La predica del maestro di turno è seguita da centinaia di persone grazie anche agli schermi montati fuori dalle sale principali. La folla partecipa con grida e applausi. Ma rimane una sensazione di dubbio riguardo la genuinità della manifestazione, dettata forse da cinismo occidentale. Dubbi che si confermano proseguendo la visita al campo, nello spazio e nel tempo: la notte del 10 febbraio si può assistere al raduno dei naga baba, i sacerdoti nudi coperti di cenere. Uomini santi che hanno abbandonato ogni bene terreno per ritirarsi in meditazione. Si riuniscono per celebrare il dio Shiva in una processione che termina con il bagno nel fiume sacro, Madre Gange, al sorgere del sole.


© Davide Sciotti - I naga baba si scaldano attorno al fuoco, poche ore prima della processione.

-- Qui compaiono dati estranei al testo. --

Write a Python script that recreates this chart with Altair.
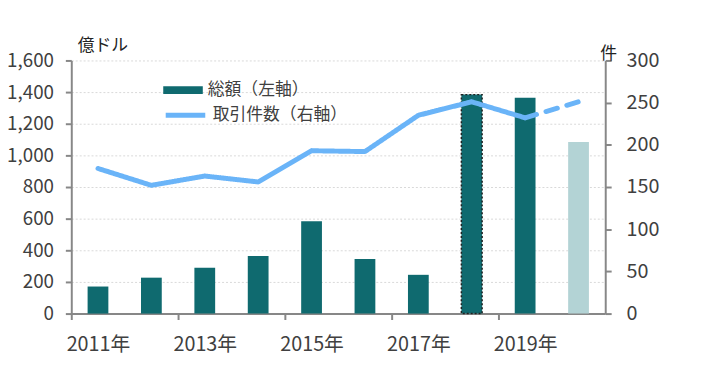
import altair as alt
import pandas as pd

years = ["2011", "2012", "2013", "2014", "2015", "2016", "2017", "2018", "2019", "2020"]
amounts = [171, 227, 289, 364, 583, 345, 245, 1384, 1365, 1085]
deals = [172, 152, 163, 156, 193, 192, 235, 251, 232, 251]
bar_groups = ["総額（左軸）"] * 9 + ["総額（2020年）"]
line_name = "取引件数（右軸）"
solid_years = years[:9]
dashed_years = years[8:]
x_label_years = ["2011", "2013", "2015", "2017", "2019"]

FONT = "Noto Sans CJK JP"
TEAL = "#0F6A6F"
LIGHT = "#B3D3D5"
BLUE = "#6AB4F8"
AXIS_C = "#878787"
LABEL_C = "#404040"
BAND = 54

bar_df = pd.DataFrame({"year": years, "amount": amounts, "group": bar_groups})

rows = []
for y, d in zip(years, deals):
    if y in solid_years:
        rows.append({"year": y, "deals": d, "seg": "actual", "series": line_name})
    if y in dashed_years:
        rows.append({"year": y, "deals": d, "seg": "forecast", "series": line_name})
line_df = pd.DataFrame(rows)

x_enc = alt.X(
    "year:N",
    sort=years,
    scale=alt.Scale(paddingInner=0, paddingOuter=0),
    axis=alt.Axis(
        values=x_label_years,
        labelExpr="datum.value + '年'",
        tickOffset=-BAND / 2,
        labelOffset=BAND / 2,
        title=None,
        labelAngle=0,
        labelFontSize=20,
        labelColor=LABEL_C,
        labelPadding=15,
        tickSize=6,
        tickWidth=2,
        tickColor=AXIS_C,
        domainColor=AXIS_C,
        domainWidth=2,
        grid=False,
    ),
)

bars = alt.Chart(bar_df).mark_bar(width=21, strokeDash=[2, 2], strokeWidth=1.5).encode(
    x=x_enc,
    y=alt.Y(
        "amount:Q",
        scale=alt.Scale(domain=[0, 1600], nice=False),
        axis=alt.Axis(
            values=list(range(0, 1601, 200)),
            format=",d",
            title="億ドル",
            titleAngle=0,
            titleX=6,
            titleY=-10,
            titleAlign="left",
            titleBaseline="alphabetic",
            titleFontSize=17,
            titleFontWeight="normal",
            titleColor="#222222",
            labelFontSize=19,
            labelColor=LABEL_C,
            labelPadding=12,
            tickSize=6,
            tickWidth=2,
            tickColor=AXIS_C,
            domainColor=AXIS_C,
            domainWidth=2,
            grid=True,
            gridColor="#D9D9D9",
            gridDash=[2, 2],
            gridWidth=1,
        ),
    ),
    fill=alt.Fill(
        "group:N",
        scale=alt.Scale(domain=["総額（左軸）", "総額（2020年）"], range=[TEAL, LIGHT]),
        legend=alt.Legend(
            values=["総額（左軸）"],
            orient="none",
            legendX=93,
            legendY=10,
            title=None,
            padding=0,
            symbolType="M-1,-0.2H1V0.2H-1Z",
            symbolSize=1600,
            symbolStrokeWidth=0,
            labelFontSize=17,
            labelColor=LABEL_C,
            labelOffset=5,
        ),
    ),
    stroke=alt.condition("datum.year == '2018'", alt.value("#222222"), alt.value("transparent")),
)

line = alt.Chart(line_df).mark_line(strokeWidth=5, strokeCap="round", strokeJoin="round").encode(
    x=alt.X("year:N", sort=years),
    y=alt.Y(
        "deals:Q",
        scale=alt.Scale(domain=[0, 300], nice=False),
        axis=alt.Axis(
            orient="right",
            values=list(range(0, 301, 50)),
            title="件",
            titleAngle=0,
            titleX=3,
            titleY=-2,
            titleAlign="center",
            titleBaseline="alphabetic",
            titleFontSize=17,
            titleFontWeight="normal",
            titleColor="#222222",
            labelFontSize=20,
            labelColor=LABEL_C,
            labelPadding=15,
            tickSize=6,
            tickWidth=2,
            tickColor=AXIS_C,
            domainColor=AXIS_C,
            domainWidth=2,
            grid=False,
        ),
    ),
    stroke=alt.Stroke(
        "series:N",
        scale=alt.Scale(domain=[line_name], range=[BLUE]),
        legend=alt.Legend(
            orient="none",
            legendX=93,
            legendY=33,
            title=None,
            padding=0,
            symbolType="stroke",
            symbolSize=1600,
            symbolStrokeWidth=5,
            labelFontSize=17,
            labelColor=LABEL_C,
            labelOffset=5,
        ),
    ),
    strokeDash=alt.StrokeDash(
        "seg:N",
        scale=alt.Scale(domain=["actual", "forecast"], range=[[1, 0], [12, 10]]),
        legend=None,
    ),
)

chart = (
    alt.layer(bars, line)
    .resolve_scale(y="independent")
    .properties(
        width=540,
        height=256,
        autosize=alt.AutoSizeParams(type="none"),
        padding={"left": 64, "top": 51, "right": 110, "bottom": 54},
    )
    .configure(font=FONT)
    .configure_view(stroke=None)
)

chart.save("out.html", embed_options={"renderer": "svg", "actions": False})
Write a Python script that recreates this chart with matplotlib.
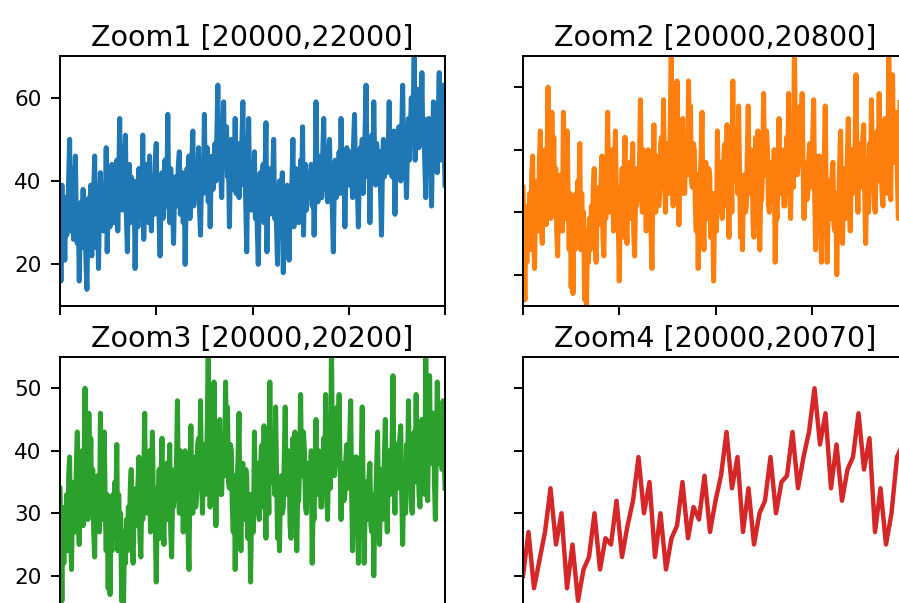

Alcuni aspetti del rituale appaiono poco formali per i canoni a cui siamo abituati. Sorprendenti. I santoni sono esibizionisti, vanitosi, cercano i fotografi e l’attenzione degli spettatori la maggior parte del tempo. Qualcuno di loro addirittura riprende la scena con il cellulare (a proposito di ascetismo), mentre altri mostrano la propria abilità in esercizi fisici più o meno complessi. Il coinvolgimento del pubblico, da una parte, e un po’ di narcisismo, dall’altra, non devono far dimenticare la sincera devozione che spinge milioni di persone ad accorrere all’evento, con il rischio in alcuni casi della vita. Vengono in mente gli ultimi versi de La città vecchia di Fabrizio De Andrè: «Se ti inoltrerai lungo le calate dei vecchi moli / In quell’aria spessa carica di sale, gonfia di odori / lì ci troverai i ladri gli assassini e il tipo strano / quello che ha venduto per tremila lire sua madre a un nano. / Se tu penserai, se giudicherai / da buon borghese / li condannerai a cinquemila anni più le spese / ma se capirai, se li cercherai fino in fondo / se non sono gigli son pur sempre figli / vittime di questo mondo».